WHAT IS BEING ASKED: Only the lines from the start of the data through the line with "plt.rcParams['font.family'] = ['Liberation" belong in the copy. Restate them word for word, minus the pictures.

RECORDS PROVIDED:
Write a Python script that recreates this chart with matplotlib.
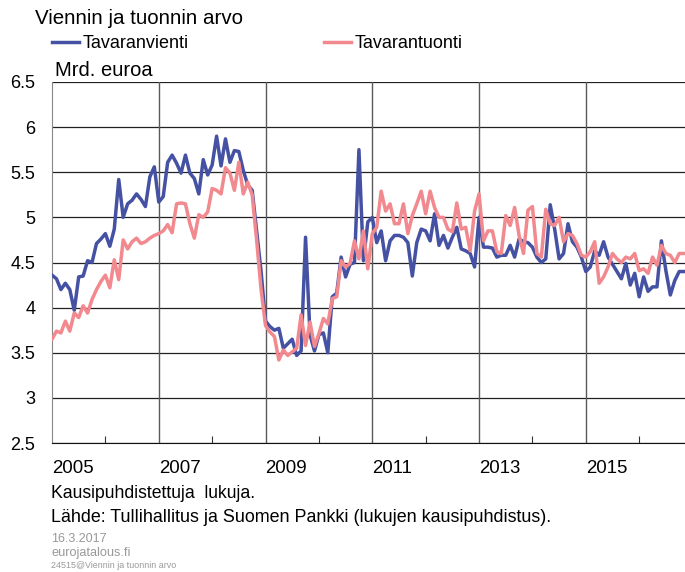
import numpy as np
import matplotlib
matplotlib.use("Agg")
import matplotlib.pyplot as plt
from matplotlib.ticker import FixedLocator

plt.rcParams['font.family'] = ['Liberation Sans', 'DejaVu Sans']

# monthly values, Jan 2005 ->
start_year = 2005
vienti = [4.36, 4.32, 4.20, 4.27, 4.20, 3.97, 4.34, 4.35, 4.52, 4.50, 4.71, 4.76,
          4.82, 4.68, 4.87, 5.42, 5.00, 5.15, 5.19, 5.26, 5.20, 5.12, 5.45, 5.56,
          5.17, 5.23, 5.61, 5.69, 5.60, 5.49, 5.69, 5.49, 5.43, 5.26, 5.64, 5.47,
          5.58, 5.90, 5.57, 5.87, 5.61, 5.74, 5.73, 5.52, 5.36, 5.30, 4.85, 4.40,
          3.85, 3.79, 3.75, 3.77, 3.55, 3.60, 3.65, 3.47, 3.52, 4.78, 3.70, 3.52,
          3.70, 3.72, 3.50, 4.12, 4.16, 4.56, 4.34, 4.48, 4.50, 5.75, 4.52, 4.95,
          5.00, 4.72, 4.85, 4.52, 4.74, 4.80, 4.80, 4.78, 4.72, 4.35, 4.72, 4.87,
          4.85, 4.74, 5.04, 4.69, 4.80, 4.66, 4.78, 4.89, 4.65, 4.63, 4.60, 4.45,
          5.00, 4.67, 4.67, 4.66, 4.56, 4.58, 4.58, 4.69, 4.56, 4.76, 4.73, 4.72,
          4.67, 4.56, 4.50, 4.54, 5.14, 4.87, 4.54, 4.60, 4.93, 4.73, 4.67, 4.56,
          4.40, 4.45, 4.63, 4.58, 4.73, 4.56, 4.48, 4.40, 4.32, 4.49, 4.25, 4.38,
          4.12, 4.34, 4.18, 4.23, 4.23, 4.74, 4.41, 4.14, 4.30, 4.40, 4.40]
tuonti = [3.65, 3.74, 3.72, 3.85, 3.74, 3.94, 3.89, 4.02, 3.94, 4.09, 4.20, 4.29,
          4.36, 4.22, 4.53, 4.31, 4.75, 4.65, 4.73, 4.77, 4.71, 4.73, 4.77, 4.80,
          4.82, 4.85, 4.92, 4.83, 5.15, 5.16, 5.15, 4.93, 4.77, 5.03, 5.00, 5.06,
          5.32, 5.30, 5.26, 5.55, 5.49, 5.30, 5.61, 5.26, 5.39, 5.25, 4.75, 4.20,
          3.80, 3.73, 3.68, 3.42, 3.53, 3.47, 3.51, 3.55, 3.92, 3.58, 3.84, 3.57,
          3.71, 3.88, 3.82, 4.10, 4.12, 4.52, 4.45, 4.49, 4.74, 4.54, 4.85, 4.43,
          4.82, 4.89, 5.29, 5.07, 5.15, 4.93, 4.93, 5.15, 4.82, 5.02, 5.15, 5.29,
          5.04, 5.29, 5.11, 5.00, 5.00, 4.87, 4.84, 5.16, 4.87, 4.89, 4.63, 5.07,
          5.26, 4.74, 4.85, 4.85, 4.62, 4.60, 5.02, 4.91, 5.11, 4.80, 4.60, 5.08,
          5.12, 4.60, 4.56, 5.09, 4.93, 4.91, 5.00, 4.73, 4.82, 4.80, 4.71, 4.58,
          4.56, 4.62, 4.73, 4.27, 4.34, 4.45, 4.60, 4.54, 4.50, 4.56, 4.54, 4.60,
          4.41, 4.43, 4.38, 4.56, 4.47, 4.69, 4.60, 4.58, 4.50, 4.60, 4.60]
year_labels = ['2005', '2007', '2009', '2011', '2013', '2015']
y_ticks = [2.5, 3, 3.5, 4, 4.5, 5, 5.5, 6, 6.5]

W, H = 685, 572
fig = plt.figure(figsize=(W / 100, H / 100), dpi=100)
ax = fig.add_axes([52 / W, 1 - 443 / H, (W - 52) / W, (443 - 82) / H])

x = start_year + np.arange(len(vienti)) / 12
l1, = ax.plot(x, vienti, color='#4552A3', lw=2.5, solid_joinstyle='round', zorder=3)
l2, = ax.plot(x, tuonti, color='#F2898E', lw=2.5, solid_joinstyle='round', zorder=4)

ax.set_xlim(start_year, start_year + 142.3 / 12)
ax.set_ylim(2.5, 6.5)

ax.set_yticks(y_ticks)
ax.set_yticklabels(['%g' % v for v in y_ticks])
ax.tick_params(axis='y', length=0, pad=12, labelsize=13)

major = [int(s) for s in year_labels]
ax.xaxis.set_major_locator(FixedLocator(major))
ax.set_xticklabels(year_labels, ha='left')
ax.xaxis.set_minor_locator(FixedLocator([2006, 2008, 2010, 2012, 2014, 2016]))
ax.tick_params(axis='x', which='major', length=0, pad=12, labelsize=13.4)
ax.tick_params(axis='x', which='minor', direction='in', length=5, width=0.8, color='#333333')

for v in y_ticks:
    ax.axhline(v, color='#222222', lw=0.9, zorder=1)
for yr in major[1:]:
    ax.axvline(yr, color='#5a5a5a', lw=1.0, zorder=1)

for s in ['top', 'right']:
    ax.spines[s].set_visible(False)
ax.spines['left'].set_color('#888888')
ax.spines['bottom'].set_color('#111111')

fig.text(35 / W, 1 - 18 / H, 'Viennin ja tuonnin arvo', fontsize=14.8, va='center', ha='left')
fig.legend([l1, l2], ['Tavaranvienti', 'Tavarantuonti'], ncol=2, frameon=False,
           loc='upper left', bbox_to_anchor=(52 / W, 1 - 35 / H), borderpad=0,
           borderaxespad=0, fontsize=13, handlelength=1.5, handletextpad=0.2,
           columnspacing=7.5)
fig.text(55 / W, 1 - 71 / H, 'Mrd. euroa', fontsize=14.5, va='center', ha='left')

fig.text(51 / W, 1 - 494 / H, 'Kausipuhdistettuja  lukuja.', fontsize=12.7, va='center')
fig.text(51 / W, 1 - 517 / H, 'Lähde: Tullihallitus ja Suomen Pankki (lukujen kausipuhdistus).',
         fontsize=12.9, va='center')
fig.text(51 / W, 1 - 539 / H, '16.3.2017', fontsize=9, color='#999999', va='center')
fig.text(51 / W, 1 - 553 / H, 'eurojatalous.fi', fontsize=9.2, color='#999999', va='center')
fig.text(51 / W, 1 - 565 / H, '24515@Viennin ja tuonnin arvo', fontsize=6.4, color='#999999', va='center')

fig.savefig('out.png', dpi=100)
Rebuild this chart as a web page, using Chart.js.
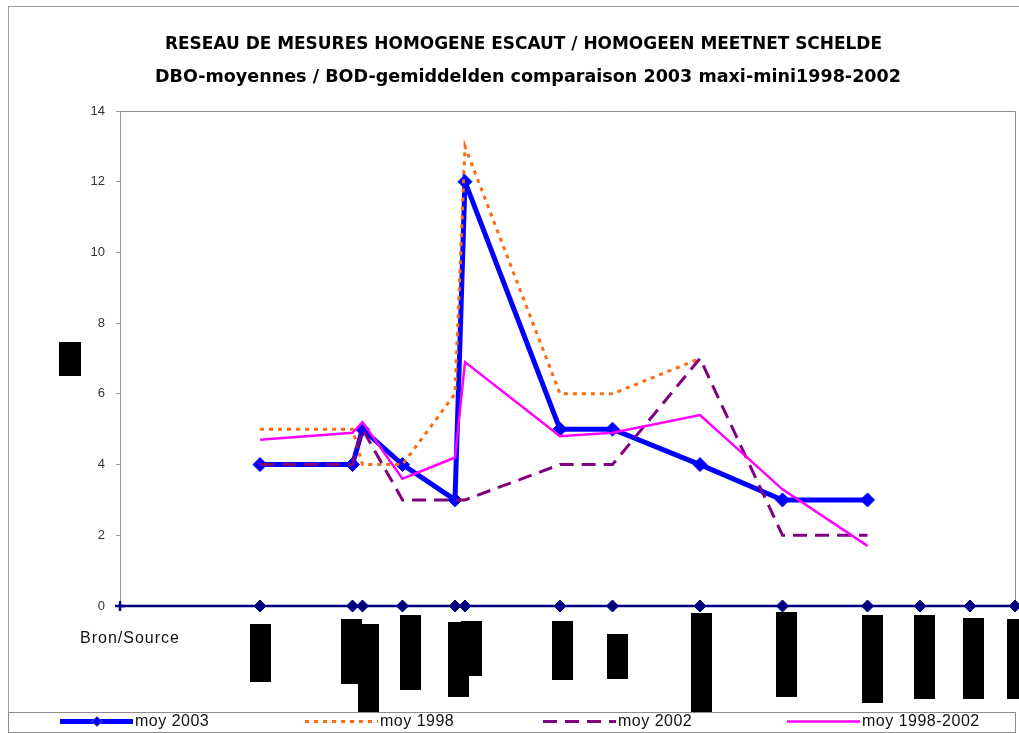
<!DOCTYPE html>
<html>
<head>
<meta charset="utf-8">
<script src="https://cdn.jsdelivr.net/npm/chart.js@4.4.1/dist/chart.umd.min.js"></script>
<style>
  html, body { margin: 0; padding: 0; background: #fff; }
  canvas { display: block; }
</style>
</head>
<body>
<canvas id="chart" width="1019" height="733"></canvas>
<script>
// Titles
const titleLines = [
  'RESEAU DE MESURES HOMOGENE ESCAUT / HOMOGEEN MEETNET SCHELDE',
  'DBO-moyennes / BOD-gemiddelden comparaison 2003 maxi-mini1998-2002'
];
const sourceLabel = 'Bron/Source';

// Station positions along the river (km from the source)
const stationKm = [0, 56, 93, 97, 113, 134, 138, 176, 197, 232, 265, 299, 320, 340, 358];

// Mean BOD values (mg/l) per station
const moy2003     = [null, 4, 4, 5, 4, 3, 12, 5, 5, 4, 3, 3, null, null, null];
const moy1998     = [null, 5, 5, 4, 4, 6, 13, 6, 6, 7, null, null, null, null, null];
const moy2002     = [null, 4, 4, 5, 3, 3, 3, 4, 4, 7, 2, 2, null, null, null];
const moy19982002 = [null, 4.7, 4.9, 5.2, 3.6, 4.2, 6.9, 4.8, 4.9, 5.4, 3.3, 1.7, null, null, null];
const stationLine = [0, 0, 0, 0, 0, 0, 0, 0, 0, 0, 0, 0, 0, 0, 0];

// Y axis
const yMin = 0, yMax = 14, yStep = 2;

// Station name blocks under the axis: [left offset from station, top, bottom]
const nameBlocks = [
  null,
  [-10, 624, 682], [-12, 619, 684], [-5, 624, 712], [-3, 615, 690],
  [-7, 622, 697], [-4, 621, 676], [-8, 621, 680], [-6, 634, 679],
  [-9, 613, 712], [-7, 612, 697], [-6, 615, 703], [-6, 615, 699],
  [-7, 618, 699], [-8, 619, 699]
];

const toPoints = arr => stationKm.map((x, i) => ({ x, y: arr[i] }));

const frame = {
  id: 'frame',
  beforeDraw(chart) {
    const ctx = chart.ctx;
    const a = chart.chartArea;
    ctx.save();
    ctx.fillStyle = '#fff';
    ctx.fillRect(0, 0, chart.width, chart.height);
    // outer frame
    ctx.strokeStyle = '#a0a0a0';
    ctx.lineWidth = 1;
    ctx.strokeRect(8.5, 6.5, 1040, 760);
    // plot box (top and right)
    ctx.strokeStyle = '#8c8c8c';
    ctx.beginPath();
    ctx.moveTo(a.left, a.top + 0.5);
    ctx.lineTo(a.right + 0.5, a.top + 0.5);
    ctx.lineTo(a.right + 0.5, a.bottom);
    ctx.stroke();

    // title lines, fitted to their widths
    const fitText = (text, cx, cy, w, font) => {
      ctx.font = font;
      const m = ctx.measureText(text).width;
      ctx.save();
      ctx.translate(cx, cy);
      ctx.scale(w / m, 1);
      ctx.textAlign = 'center';
      ctx.textBaseline = 'middle';
      ctx.fillStyle = '#000';
      ctx.fillText(text, 0, 0);
      ctx.restore();
    };
    fitText(titleLines[0], 523.5, 45, 717, 'bold 17px "DejaVu Sans"');
    fitText(titleLines[1], 528, 78, 746, 'bold 17px "DejaVu Sans"');

    // y axis title block
    ctx.fillStyle = '#000';
    ctx.fillRect(59, 342, 22, 34);

    // source label
    ctx.font = '16px "Liberation Sans"';
    ctx.letterSpacing = '1px';
    ctx.textAlign = 'left';
    ctx.textBaseline = 'alphabetic';
    ctx.fillStyle = '#111';
    ctx.fillText(sourceLabel, 80, 643);
    ctx.letterSpacing = '0px';
    ctx.restore();
  },
  afterDraw(chart) {
    const ctx = chart.ctx;
    const xs = chart.scales.x;
    ctx.save();
    // station name blocks
    ctx.fillStyle = '#000';
    nameBlocks.forEach((b, i) => {
      if (!b) return;
      const px = Math.round(xs.getPixelForValue(stationKm[i]));
      ctx.fillRect(px + b[0], b[1], 21, b[2] - b[1]);
    });

    // legend
    ctx.fillStyle = '#fff';
    ctx.fillRect(8, 712, 1008, 21);
    ctx.strokeStyle = '#8c8c8c';
    ctx.lineWidth = 1;
    ctx.strokeRect(8.5, 712.5, 1007, 20);
    const items = [
      { ds: 0, x: 60 },
      { ds: 1, x: 305 },
      { ds: 2, x: 543 },
      { ds: 3, x: 787 }
    ];
    const ly = 721.5;
    items.forEach(it => {
      const d = chart.data.datasets[it.ds];
      ctx.save();
      ctx.strokeStyle = d.borderColor;
      ctx.lineWidth = d.borderWidth;
      ctx.setLineDash(d.borderDash || []);
      ctx.beginPath();
      ctx.moveTo(it.x, ly);
      ctx.lineTo(it.x + 73, ly);
      ctx.stroke();
      ctx.restore();
      if (d.pointRadius > 0) {
        Chart.helpers.drawPoint(ctx, {
          pointStyle: d.pointStyle, radius: 5, borderWidth: 1, rotation: 0
        }, it.x + 37, ly);
        ctx.fillStyle = d.pointBackgroundColor;
        ctx.fill();
      }
      ctx.font = '16px "Liberation Sans"';
      ctx.letterSpacing = '0.5px';
      ctx.fillStyle = '#111';
      ctx.textAlign = 'left';
      ctx.textBaseline = 'middle';
      ctx.fillText(d.label, it.x + 75, ly + 0.5);
    });
    ctx.restore();
  }
};

new Chart(document.getElementById('chart'), {
  type: 'line',
  data: {
    datasets: [
      {
        label: 'moy 2003', data: toPoints(moy2003), order: 4,
        borderColor: '#0000ff', backgroundColor: '#0000ff', borderWidth: 5,
        pointStyle: 'rectRot', pointRadius: 7, pointBackgroundColor: '#0000ff',
        pointBorderColor: '#0000ff', pointBorderWidth: 1, clip: false
      },
      {
        label: 'moy 1998', data: toPoints(moy1998), order: 3,
        borderColor: '#ff6a10', borderWidth: 3, borderDash: [4, 5],
        pointRadius: 0, clip: false
      },
      {
        label: 'moy 2002', data: toPoints(moy2002), order: 2,
        borderColor: '#800080', borderWidth: 3, borderDash: [14, 8],
        pointRadius: 0, clip: false
      },
      {
        label: 'moy 1998-2002', data: toPoints(moy19982002), order: 1,
        borderColor: '#ff00ff', borderWidth: 2.5,
        pointRadius: 0, clip: false
      },
      {
        label: sourceLabel, data: toPoints(stationLine), order: 5,
        borderColor: '#000080', backgroundColor: '#000080', borderWidth: 2.5,
        pointStyle: stationKm.map((_, i) => i === 0 ? 'cross' : 'rectRot'),
        pointRadius: stationKm.map((_, i) => i === 0 ? 5 : 6),
        pointBorderWidth: stationKm.map((_, i) => i === 0 ? 2.5 : 1),
        pointBackgroundColor: '#000080', pointBorderColor: '#000080', clip: false
      }
    ]
  },
  options: {
    responsive: false,
    animation: false,
    events: [],
    spanGaps: false,
    elements: { line: { tension: 0 } },
    layout: { autoPadding: false, padding: { left: 0, top: 111, right: 4, bottom: 127 } },
    plugins: { legend: { display: false }, title: { display: false }, tooltip: { enabled: false } },
    scales: {
      x: {
        type: 'linear', min: stationKm[0], max: stationKm[stationKm.length - 1],
        display: false
      },
      y: {
        min: yMin, max: yMax,
        afterFit(scale) { scale.width = 120; },
        ticks: {
          stepSize: yStep, padding: 11, color: '#333',
          font: { family: 'Liberation Sans', size: 13 }
        },
        grid: { drawOnChartArea: false, drawTicks: true, tickLength: 4, color: '#999' },
        border: { display: true, color: '#999', width: 1 }
      }
    }
  },
  plugins: [frame]
});
</script>
</body>
</html>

WORKED SOLUTION:
Write a Python script that recreates this chart with matplotlib.
import numpy as np
import matplotlib
matplotlib.use("Agg")
import matplotlib.pyplot as plt
from matplotlib.ticker import FixedLocator

plt.rcParams['font.family'] = ['Liberation Sans', 'DejaVu Sans']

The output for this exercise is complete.